Olumsuz Medya Haberleri veya Yaptırım Listesi Eşleşmeleri
Periyodik taramalar sonucunda müşteri hakkında çıkan ve mali suçlarla (yolsuzluk, dolandırıcılık, rüşvet vb.) ilişkili olumsuz bir haber veya müşterinin bir yaptırım listesine eklenmesi, risk seviyesinin derhal en yükseğe çıkarılmasını ve gerekli aksiyonların alınmasını gerektiren kritik bir tetikleyicidir.

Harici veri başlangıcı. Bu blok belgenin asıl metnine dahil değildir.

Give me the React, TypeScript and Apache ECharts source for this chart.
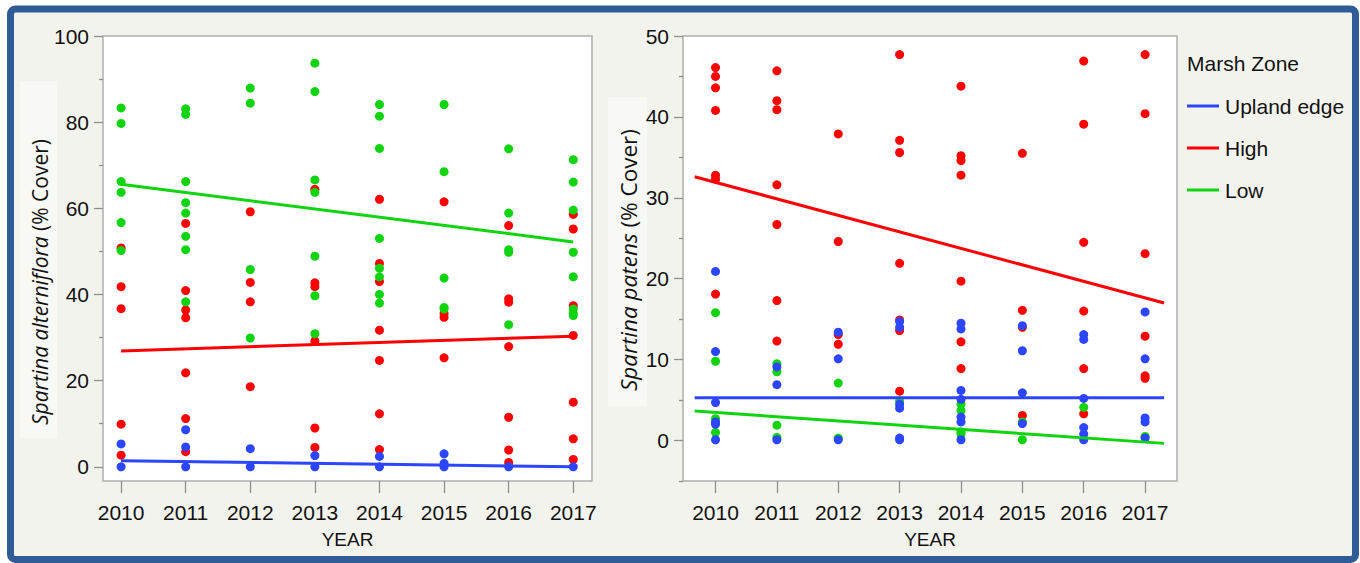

Zamanlanmış Periyodik Gözden Geçirme Takviminin Oluşturulması
Tetikleyici olaylar dışında, tüm müşteri profilleri düzenli aralıklarla gözden geçirilmelidir. Bu gözden geçirme sıklığı, müşterinin risk seviyesine göre belirlenir. Genellikle yüksek riskli müşteriler için yılda bir, orta riskli müşteriler için 2-3 yılda bir ve düşük riskli müşteriler için 3-5 yılda bir periyodik gözden geçirme yapılması kabul gören bir uygulamadır.
Risk Değerlendirme Modelinin ve Parametrelerinin Güncellenmesi
Sadece müşteri profilleri değil, aynı zamanda risk değerlendirmesi için kullanılan modelin kendisi de periyodik olarak gözden geçirilmelidir. Yeni ortaya çıkan riskler (örneğin, yeni bir dolandırıcılık türü veya yeni bir yüksek riskli sektör), yasal düzenlemelerdeki değişiklikler veya FATF gibi kuruluşların yeni rehberleri, modelin parametrelerinin ve risk ağırlıklarının güncellenmesini gerektirebilir. Bu, kurumun risk yönetimi çerçevesinin her zaman güncel ve etkili kalmasını sağlar.